_Items_
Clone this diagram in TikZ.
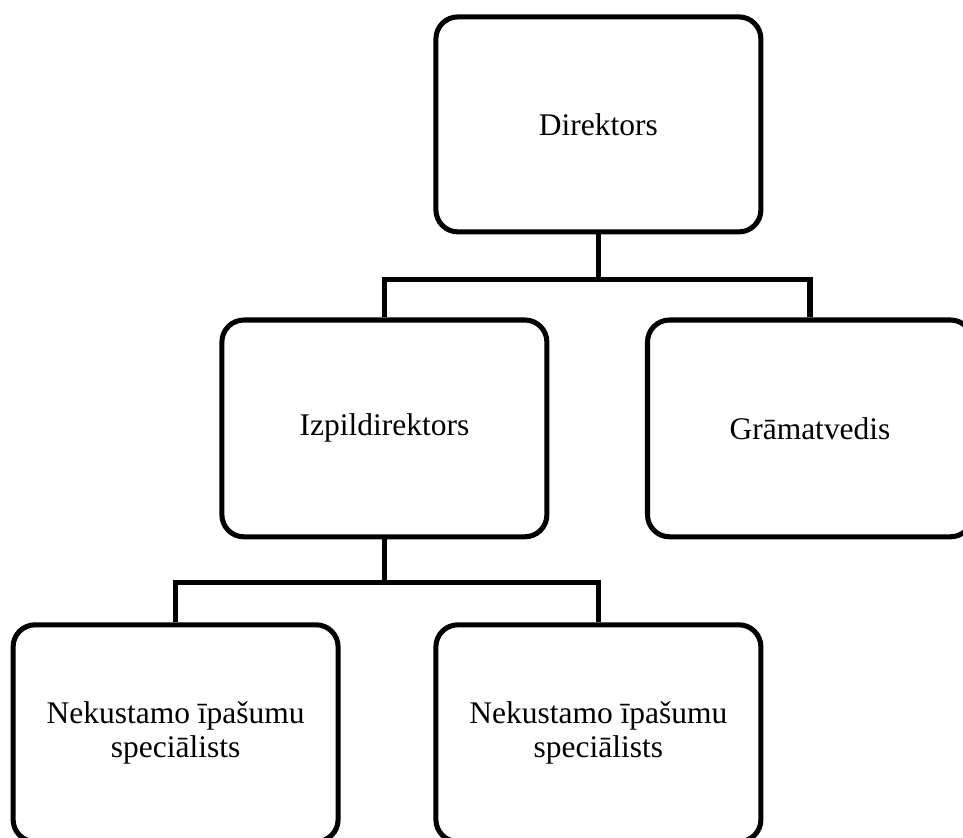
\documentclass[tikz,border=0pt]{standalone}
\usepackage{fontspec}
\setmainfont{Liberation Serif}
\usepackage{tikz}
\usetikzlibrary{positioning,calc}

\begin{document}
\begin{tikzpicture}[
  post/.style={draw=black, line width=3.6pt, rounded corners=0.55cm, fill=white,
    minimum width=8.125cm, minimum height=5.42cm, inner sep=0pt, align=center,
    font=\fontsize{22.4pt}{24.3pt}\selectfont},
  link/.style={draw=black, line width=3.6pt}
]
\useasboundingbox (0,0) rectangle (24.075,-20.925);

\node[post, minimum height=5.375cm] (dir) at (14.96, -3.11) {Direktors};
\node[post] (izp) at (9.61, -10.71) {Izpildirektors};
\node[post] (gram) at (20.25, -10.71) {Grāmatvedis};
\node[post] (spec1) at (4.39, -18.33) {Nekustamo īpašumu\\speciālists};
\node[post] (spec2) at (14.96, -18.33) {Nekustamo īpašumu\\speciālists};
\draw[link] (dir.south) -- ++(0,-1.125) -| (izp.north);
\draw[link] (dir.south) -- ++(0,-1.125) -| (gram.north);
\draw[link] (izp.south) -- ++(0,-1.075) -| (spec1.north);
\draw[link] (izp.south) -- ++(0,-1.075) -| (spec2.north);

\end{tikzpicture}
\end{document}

...

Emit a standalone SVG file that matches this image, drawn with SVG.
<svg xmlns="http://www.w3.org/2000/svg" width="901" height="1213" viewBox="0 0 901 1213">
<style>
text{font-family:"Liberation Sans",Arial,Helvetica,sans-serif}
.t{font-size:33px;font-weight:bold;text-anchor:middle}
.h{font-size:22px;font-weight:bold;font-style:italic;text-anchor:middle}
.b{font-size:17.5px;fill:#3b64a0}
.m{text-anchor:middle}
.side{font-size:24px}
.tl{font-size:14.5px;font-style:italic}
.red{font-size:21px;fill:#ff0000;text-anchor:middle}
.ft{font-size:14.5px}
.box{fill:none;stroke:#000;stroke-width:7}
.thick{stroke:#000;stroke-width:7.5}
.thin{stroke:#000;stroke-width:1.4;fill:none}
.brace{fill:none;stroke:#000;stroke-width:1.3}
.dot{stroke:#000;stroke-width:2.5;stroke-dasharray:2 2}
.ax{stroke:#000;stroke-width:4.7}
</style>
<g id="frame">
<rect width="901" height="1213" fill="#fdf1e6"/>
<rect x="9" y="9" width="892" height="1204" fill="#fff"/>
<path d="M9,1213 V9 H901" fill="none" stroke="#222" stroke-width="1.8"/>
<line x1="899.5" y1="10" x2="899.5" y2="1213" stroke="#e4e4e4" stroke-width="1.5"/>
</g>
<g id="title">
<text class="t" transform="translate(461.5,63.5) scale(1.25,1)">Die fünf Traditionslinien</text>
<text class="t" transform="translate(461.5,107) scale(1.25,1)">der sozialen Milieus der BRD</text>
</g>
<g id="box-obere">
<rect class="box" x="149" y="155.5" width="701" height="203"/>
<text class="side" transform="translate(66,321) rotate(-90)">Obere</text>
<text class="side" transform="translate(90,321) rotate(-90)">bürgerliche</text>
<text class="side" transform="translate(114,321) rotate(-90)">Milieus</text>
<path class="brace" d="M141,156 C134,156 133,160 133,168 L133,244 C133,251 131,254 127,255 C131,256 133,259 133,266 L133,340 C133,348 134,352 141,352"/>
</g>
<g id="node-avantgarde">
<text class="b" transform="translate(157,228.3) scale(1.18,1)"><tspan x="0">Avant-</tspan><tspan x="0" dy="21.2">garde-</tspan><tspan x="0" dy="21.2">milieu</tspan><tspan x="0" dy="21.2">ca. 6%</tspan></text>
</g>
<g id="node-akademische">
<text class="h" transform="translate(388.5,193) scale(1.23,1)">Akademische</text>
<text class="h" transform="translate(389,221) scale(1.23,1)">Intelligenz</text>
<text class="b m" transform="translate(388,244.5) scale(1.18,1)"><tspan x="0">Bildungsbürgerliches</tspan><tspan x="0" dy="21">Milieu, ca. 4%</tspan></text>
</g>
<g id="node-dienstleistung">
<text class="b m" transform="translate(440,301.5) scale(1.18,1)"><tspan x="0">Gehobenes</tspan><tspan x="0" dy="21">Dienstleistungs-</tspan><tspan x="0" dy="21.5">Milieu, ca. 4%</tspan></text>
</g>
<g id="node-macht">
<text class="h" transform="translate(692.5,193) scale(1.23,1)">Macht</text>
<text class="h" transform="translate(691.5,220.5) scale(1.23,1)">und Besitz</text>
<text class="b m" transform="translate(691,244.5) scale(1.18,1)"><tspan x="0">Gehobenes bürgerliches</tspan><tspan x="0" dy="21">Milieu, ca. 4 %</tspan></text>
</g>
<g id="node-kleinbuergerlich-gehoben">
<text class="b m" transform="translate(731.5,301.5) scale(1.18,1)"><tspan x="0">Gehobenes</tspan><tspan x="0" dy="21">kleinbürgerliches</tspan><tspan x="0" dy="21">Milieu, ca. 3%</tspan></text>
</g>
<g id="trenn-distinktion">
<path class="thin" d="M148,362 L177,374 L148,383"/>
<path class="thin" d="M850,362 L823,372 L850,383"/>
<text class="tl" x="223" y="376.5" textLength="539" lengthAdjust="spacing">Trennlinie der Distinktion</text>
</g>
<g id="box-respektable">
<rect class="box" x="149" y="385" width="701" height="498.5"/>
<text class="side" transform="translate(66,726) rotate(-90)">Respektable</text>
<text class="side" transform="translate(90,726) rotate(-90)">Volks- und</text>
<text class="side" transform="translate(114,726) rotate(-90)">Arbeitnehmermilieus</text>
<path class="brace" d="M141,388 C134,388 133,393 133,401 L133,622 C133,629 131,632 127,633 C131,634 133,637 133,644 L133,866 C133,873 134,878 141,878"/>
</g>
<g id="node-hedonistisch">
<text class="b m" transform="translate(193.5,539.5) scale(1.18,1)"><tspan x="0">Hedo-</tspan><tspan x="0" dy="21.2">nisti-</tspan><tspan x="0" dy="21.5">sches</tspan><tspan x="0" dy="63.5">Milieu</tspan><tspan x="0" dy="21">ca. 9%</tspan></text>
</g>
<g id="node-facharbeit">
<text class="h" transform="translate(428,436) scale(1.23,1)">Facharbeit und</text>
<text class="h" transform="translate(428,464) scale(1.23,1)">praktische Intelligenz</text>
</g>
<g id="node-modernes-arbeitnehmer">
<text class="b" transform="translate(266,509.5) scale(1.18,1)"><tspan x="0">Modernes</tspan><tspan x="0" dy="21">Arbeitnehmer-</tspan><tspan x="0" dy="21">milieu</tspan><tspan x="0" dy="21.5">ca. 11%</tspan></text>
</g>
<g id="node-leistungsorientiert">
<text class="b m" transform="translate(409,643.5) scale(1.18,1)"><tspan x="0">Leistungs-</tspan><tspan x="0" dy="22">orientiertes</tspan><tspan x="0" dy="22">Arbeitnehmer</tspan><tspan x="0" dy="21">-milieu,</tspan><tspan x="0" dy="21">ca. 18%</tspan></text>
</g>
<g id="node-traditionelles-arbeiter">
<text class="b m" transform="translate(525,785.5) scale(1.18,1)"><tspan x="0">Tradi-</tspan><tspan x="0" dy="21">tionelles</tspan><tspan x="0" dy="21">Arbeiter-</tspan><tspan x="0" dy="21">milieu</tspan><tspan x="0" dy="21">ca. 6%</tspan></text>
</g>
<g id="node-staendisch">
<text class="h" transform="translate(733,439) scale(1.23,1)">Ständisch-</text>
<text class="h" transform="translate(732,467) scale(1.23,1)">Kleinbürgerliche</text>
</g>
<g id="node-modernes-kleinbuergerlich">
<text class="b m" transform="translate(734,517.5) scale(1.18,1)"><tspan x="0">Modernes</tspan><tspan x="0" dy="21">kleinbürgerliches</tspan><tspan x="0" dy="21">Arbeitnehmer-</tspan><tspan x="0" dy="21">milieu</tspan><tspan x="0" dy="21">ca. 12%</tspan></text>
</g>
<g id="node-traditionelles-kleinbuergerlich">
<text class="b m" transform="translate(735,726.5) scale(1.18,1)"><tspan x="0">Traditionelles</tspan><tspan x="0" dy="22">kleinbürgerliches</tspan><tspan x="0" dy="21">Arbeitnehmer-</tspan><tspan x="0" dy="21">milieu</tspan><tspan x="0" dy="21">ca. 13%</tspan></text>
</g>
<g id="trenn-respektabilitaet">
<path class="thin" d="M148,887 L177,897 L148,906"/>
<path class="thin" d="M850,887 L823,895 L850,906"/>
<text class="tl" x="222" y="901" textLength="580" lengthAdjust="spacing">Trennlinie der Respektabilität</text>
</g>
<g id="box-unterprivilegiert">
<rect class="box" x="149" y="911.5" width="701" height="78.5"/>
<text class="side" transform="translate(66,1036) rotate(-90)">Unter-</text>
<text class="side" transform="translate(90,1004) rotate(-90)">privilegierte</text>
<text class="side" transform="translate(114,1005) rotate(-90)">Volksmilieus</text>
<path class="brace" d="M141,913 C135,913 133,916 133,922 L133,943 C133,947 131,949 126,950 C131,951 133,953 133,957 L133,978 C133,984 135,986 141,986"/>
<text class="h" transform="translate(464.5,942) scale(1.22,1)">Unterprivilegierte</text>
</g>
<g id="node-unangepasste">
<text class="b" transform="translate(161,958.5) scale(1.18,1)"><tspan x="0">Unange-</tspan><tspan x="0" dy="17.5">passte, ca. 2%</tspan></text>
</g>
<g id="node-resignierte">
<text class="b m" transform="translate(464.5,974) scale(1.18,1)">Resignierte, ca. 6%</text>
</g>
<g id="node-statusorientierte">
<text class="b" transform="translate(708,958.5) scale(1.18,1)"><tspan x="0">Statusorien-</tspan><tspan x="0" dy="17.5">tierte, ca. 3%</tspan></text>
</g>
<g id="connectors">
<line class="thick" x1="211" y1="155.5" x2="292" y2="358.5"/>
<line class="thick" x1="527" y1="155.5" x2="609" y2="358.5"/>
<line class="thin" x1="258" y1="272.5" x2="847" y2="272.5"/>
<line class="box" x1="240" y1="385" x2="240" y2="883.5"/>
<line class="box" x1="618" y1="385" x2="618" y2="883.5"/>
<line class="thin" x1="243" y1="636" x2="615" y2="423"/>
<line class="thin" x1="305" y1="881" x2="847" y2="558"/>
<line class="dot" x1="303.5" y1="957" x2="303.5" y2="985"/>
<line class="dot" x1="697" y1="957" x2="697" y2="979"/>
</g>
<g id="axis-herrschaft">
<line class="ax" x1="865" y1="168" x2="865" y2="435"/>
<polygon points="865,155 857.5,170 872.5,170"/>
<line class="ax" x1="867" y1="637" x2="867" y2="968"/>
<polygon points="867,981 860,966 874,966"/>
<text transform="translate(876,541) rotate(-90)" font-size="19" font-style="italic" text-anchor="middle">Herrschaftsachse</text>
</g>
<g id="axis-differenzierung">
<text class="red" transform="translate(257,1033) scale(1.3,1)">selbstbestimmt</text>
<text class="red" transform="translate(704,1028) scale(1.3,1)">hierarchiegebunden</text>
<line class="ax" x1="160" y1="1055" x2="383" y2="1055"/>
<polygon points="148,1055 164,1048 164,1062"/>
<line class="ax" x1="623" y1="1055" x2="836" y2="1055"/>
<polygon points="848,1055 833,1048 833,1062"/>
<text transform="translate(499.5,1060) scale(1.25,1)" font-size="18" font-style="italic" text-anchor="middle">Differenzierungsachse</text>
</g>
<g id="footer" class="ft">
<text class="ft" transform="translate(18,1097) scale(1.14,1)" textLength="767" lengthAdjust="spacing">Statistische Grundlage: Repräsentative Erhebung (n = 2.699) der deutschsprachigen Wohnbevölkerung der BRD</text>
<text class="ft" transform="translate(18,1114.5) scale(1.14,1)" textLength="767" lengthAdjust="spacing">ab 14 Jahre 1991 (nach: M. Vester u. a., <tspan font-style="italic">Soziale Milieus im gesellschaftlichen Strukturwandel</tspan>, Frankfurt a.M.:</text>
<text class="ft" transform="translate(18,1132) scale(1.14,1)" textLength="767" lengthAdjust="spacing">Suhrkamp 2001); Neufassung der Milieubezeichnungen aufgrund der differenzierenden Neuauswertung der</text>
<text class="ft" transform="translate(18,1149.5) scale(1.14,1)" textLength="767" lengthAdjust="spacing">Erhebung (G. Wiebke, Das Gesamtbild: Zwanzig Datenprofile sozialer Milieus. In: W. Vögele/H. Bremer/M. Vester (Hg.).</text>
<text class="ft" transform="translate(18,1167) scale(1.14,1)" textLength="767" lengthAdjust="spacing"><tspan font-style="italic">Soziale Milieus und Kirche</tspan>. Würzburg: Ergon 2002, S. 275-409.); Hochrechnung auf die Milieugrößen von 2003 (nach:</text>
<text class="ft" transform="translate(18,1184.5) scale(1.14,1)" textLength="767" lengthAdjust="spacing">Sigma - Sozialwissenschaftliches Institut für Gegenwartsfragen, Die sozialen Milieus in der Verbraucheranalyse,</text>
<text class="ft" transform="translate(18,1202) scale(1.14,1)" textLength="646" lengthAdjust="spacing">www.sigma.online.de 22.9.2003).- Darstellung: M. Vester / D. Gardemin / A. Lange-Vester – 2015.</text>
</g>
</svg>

_What the task asks_
Every line from the one containing "Clone this diagram in TikZ." to the one containing "(0,0) rectangle (24.075,-20.925);" should be output exactly, both ends included. Nothing else goes in, and no pictures either.

_Response to the task_
Clone this diagram in TikZ.
\documentclass[tikz,border=0pt]{standalone}
\usepackage{fontspec}
\setmainfont{Liberation Serif}
\usepackage{tikz}
\usetikzlibrary{positioning,calc}

\begin{document}
\begin{tikzpicture}[
  post/.style={draw=black, line width=3.6pt, rounded corners=0.55cm, fill=white,
    minimum width=8.125cm, minimum height=5.42cm, inner sep=0pt, align=center,
    font=\fontsize{22.4pt}{24.3pt}\selectfont},
  link/.style={draw=black, line width=3.6pt}
]
\useasboundingbox (0,0) rectangle (24.075,-20.925);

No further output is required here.